In theory, all of these spinoffs should be offering Emmy voters something they’re notorious for seeking out: more of the same. That tendency to pick repeat winners will be especially relevant in this year’s drama series race, where The Pitt is hoping to repeat last year’s major victories (best drama series, best actor in a drama for Noah Wyle, best supporting actress in a drama for Katherine LaNasa and best guest actor in a drama for Shawn Hatosy), and maybe add another acting statue as well (Patrick Ball, perhaps, in best supporting actor in a drama). The HBO Max series is the strong presumed frontrunner at the moment, still powerfully combining the classic medical procedural with prestige TV twists as its second season nears the end. The steady presence of The Pitt means that Knight of the Seven Kingdoms and The Testaments seem fresh and new, despite their origins in familiar worlds. If Emmy voters find themselves looking for something different this year — hey, it’s not unheard of! — that could be a real advantage after all.
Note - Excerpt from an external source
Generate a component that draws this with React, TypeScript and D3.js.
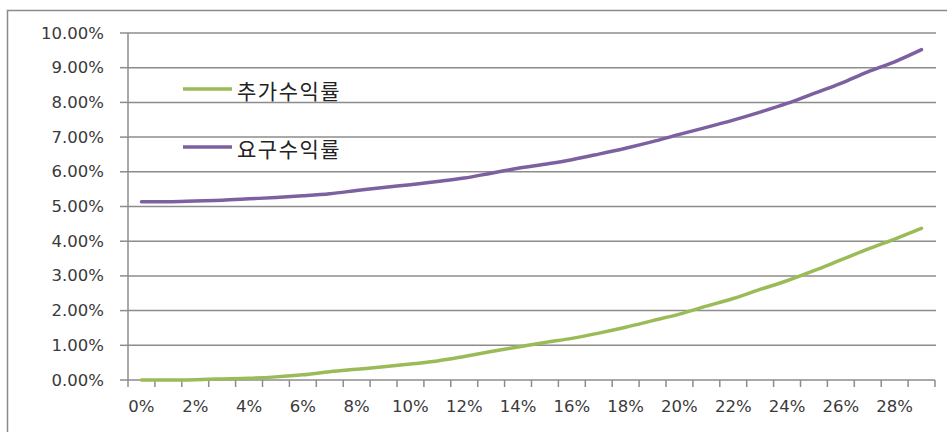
import React, { useEffect, useRef } from "react";
import * as d3 from "d3";

const categories: string[] = Array.from({ length: 30 }, (_, i) => `${i}%`);
const xTickLabels: string[] = ["0%", "2%", "4%", "6%", "8%", "10%", "12%", "14%", "16%", "18%", "20%", "22%", "24%", "26%", "28%"];
const yTicks: number[] = [0, 1, 2, 3, 4, 5, 6, 7, 8, 9, 10];

const seriesNames: string[] = ["추가수익률", "요구수익률"];
const extraReturn: number[] = [
  0.0, 0.0, 0.01, 0.03, 0.05, 0.09, 0.15, 0.24, 0.31, 0.38, 0.46, 0.55, 0.68, 0.82, 0.95,
  1.08, 1.2, 1.35, 1.52, 1.71, 1.9, 2.13, 2.35, 2.61, 2.86, 3.15, 3.46, 3.77, 4.06, 4.37,
];
const requiredReturn: number[] = [
  5.14, 5.14, 5.16, 5.18, 5.22, 5.26, 5.31, 5.37, 5.46, 5.55, 5.63, 5.72, 5.82, 5.96, 6.1,
  6.22, 6.35, 6.51, 6.68, 6.87, 7.08, 7.28, 7.49, 7.72, 7.97, 8.26, 8.55, 8.88, 9.17, 9.52,
];
const seriesColors: string[] = ["#9BBB59", "#7D60A0"];

export default function App() {
  const ref = useRef<SVGSVGElement | null>(null);

  useEffect(() => {
    const svg = d3.select(ref.current);
    svg.selectAll("*").remove();

    const W = 947, H = 432;
    const left = 128, right = 935, top = 33, bottom = 380;

    const x = d3.scaleBand<string>().domain(categories).range([left, right]).paddingInner(0).paddingOuter(0);
    const y = d3.scaleLinear().domain([0, 10]).range([bottom, top]);
    const cx = (c: string) => (x(c) as number) + x.bandwidth() / 2;

    svg.append("rect").attr("x", 0).attr("y", 0).attr("width", W).attr("height", H).attr("fill", "#fff");
    // outer frame
    svg.append("path")
      .attr("d", `M7.5,${H + 2} L7.5,10.5 L${W + 2},10.5`)
      .attr("fill", "none").attr("stroke", "#8a8a8a").attr("stroke-width", 1.5);

    // gridlines
    svg.append("g").selectAll("line").data(yTicks.filter((t) => t > 0)).join("line")
      .attr("x1", left).attr("x2", right + 1)
      .attr("y1", (d) => y(d)).attr("y2", (d) => y(d))
      .attr("stroke", "#8c8c8c").attr("stroke-width", 1.5);

    // y axis
    svg.append("line").attr("x1", left).attr("x2", left).attr("y1", top).attr("y2", bottom)
      .attr("stroke", "#8c8c8c").attr("stroke-width", 1.5);
    svg.append("g").selectAll("line").data(yTicks).join("line")
      .attr("x1", left - 8).attr("x2", left)
      .attr("y1", (d) => y(d)).attr("y2", (d) => y(d))
      .attr("stroke", "#8c8c8c").attr("stroke-width", 1.5);
    svg.append("g").selectAll("text").data(yTicks).join("text")
      .attr("x", 104).attr("y", (d) => y(d))
      .attr("text-anchor", "end").attr("dominant-baseline", "central")
      .attr("font-family", "DejaVu Sans, Verdana, sans-serif").attr("font-size", 16.5)
      .attr("fill", "#3a3a3a")
      .text((d) => `${d.toFixed(2)}%`);

    // x axis
    svg.append("line").attr("x1", left).attr("x2", right).attr("y1", bottom).attr("y2", bottom)
      .attr("stroke", "#8c8c8c").attr("stroke-width", 1.5);
    const tickPos = categories.map((c) => x(c) as number).concat([right]);
    svg.append("g").selectAll("line").data(tickPos).join("line")
      .attr("x1", (d) => d).attr("x2", (d) => d)
      .attr("y1", bottom).attr("y2", bottom + 7)
      .attr("stroke", "#8c8c8c").attr("stroke-width", 1.5);
    svg.append("g").selectAll("text").data(xTickLabels).join("text")
      .attr("x", (d) => cx(d)).attr("y", 406)
      .attr("text-anchor", "middle").attr("dominant-baseline", "central")
      .attr("font-family", "DejaVu Sans, Verdana, sans-serif").attr("font-size", 16.5)
      .attr("fill", "#3a3a3a")
      .text((d) => d);

    // lines
    const line = d3.line<number>()
      .x((_, i) => cx(categories[i]))
      .y((d) => y(d))
      .curve(d3.curveMonotoneX);
    [requiredReturn, extraReturn].forEach((vals, k) => {
      const color = k === 0 ? seriesColors[1] : seriesColors[0];
      svg.append("path").datum(vals).attr("d", line)
        .attr("fill", "none").attr("stroke", color).attr("stroke-width", 3.5)
        .attr("stroke-linejoin", "round").attr("stroke-linecap", "round");
    });

    // legend
    const legendY = [89, 147];
    seriesNames.forEach((name, i) => {
      const g = svg.append("g");
      g.append("line").attr("x1", 183).attr("x2", 232).attr("y1", legendY[i]).attr("y2", legendY[i])
        .attr("stroke", seriesColors[i]).attr("stroke-width", 3.5);
      g.append("text").attr("x", 237).attr("y", legendY[i] + 1)
        .attr("dominant-baseline", "central")
        .attr("font-family", "Noto Sans CJK KR, sans-serif").attr("font-size", 21)
        .attr("letter-spacing", 1.5).attr("fill", "#222")
        .text(name);
    });
  }, []);

  return (
    <svg ref={ref} width={947} height={432}
      style={{ position: "absolute", left: 0, top: 0, display: "block" }} />
  );
}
Speaking of The Pitt, if you haven’t yet read my colleague Lesley Goldberg’s expert untangling of the show’s latest controversy, head over to Series Business this instant. Lesley did a great job explaining why so many fans are upset about the upcoming exit of Supriya Ganesh’s Dr. Mohan, who will not return for the show’s third season, while also pointing out that the strength of a medical drama like The Pitt or Grey’s Anatomy is that characters can come and go as they would at a real teaching hospital. I’ll write much more about The Pitt ahead of its finale next week, but I’m especially intrigued to see how Dr. Mohan’s exit is explicitly written into the show, if at all, given her ongoing tensions with Noah Wyle’s Dr. Robby this season. Robby has been hard on Mohan, and he — and the show’s creators — are probably correct that her future as a doctor is unlikely to be in the emergency room. But will Robby acknowledge he didn’t have to be such a jerk about it, and will Mohan get to exit on a well-deserved high note? The Pitt has a lot of planes to land in its final two episodes — and since it takes place over 15 hours in a single day in the E.R., tidy closure is probably not what the show will offer. Now that Ganesh’s departure is confirmed, the Mohan storyline may have the highest stakes of all.
It’s perfect that The Drama, starring press tour champions Zendaya and Robert Pattinson, is opening to almost the exact same box office as Zendaya’s spring 2024 hit Challengers. She’ll be getting lots of attention for her roles in guaranteed blockbusters like The Odyssey and Spider-Man: Brand New Day this year, but the fact that Zendaya is one of the precious few young stars who can open these kinds of spiky, challenging romances ought to be celebrated even more. That said, I’ll attempt to learn my lesson from my doomed efforts to get Challengers serious awards consideration and leave any drum-beating for The Drama for others. Sometimes a springtime hit can just be a springtime hit!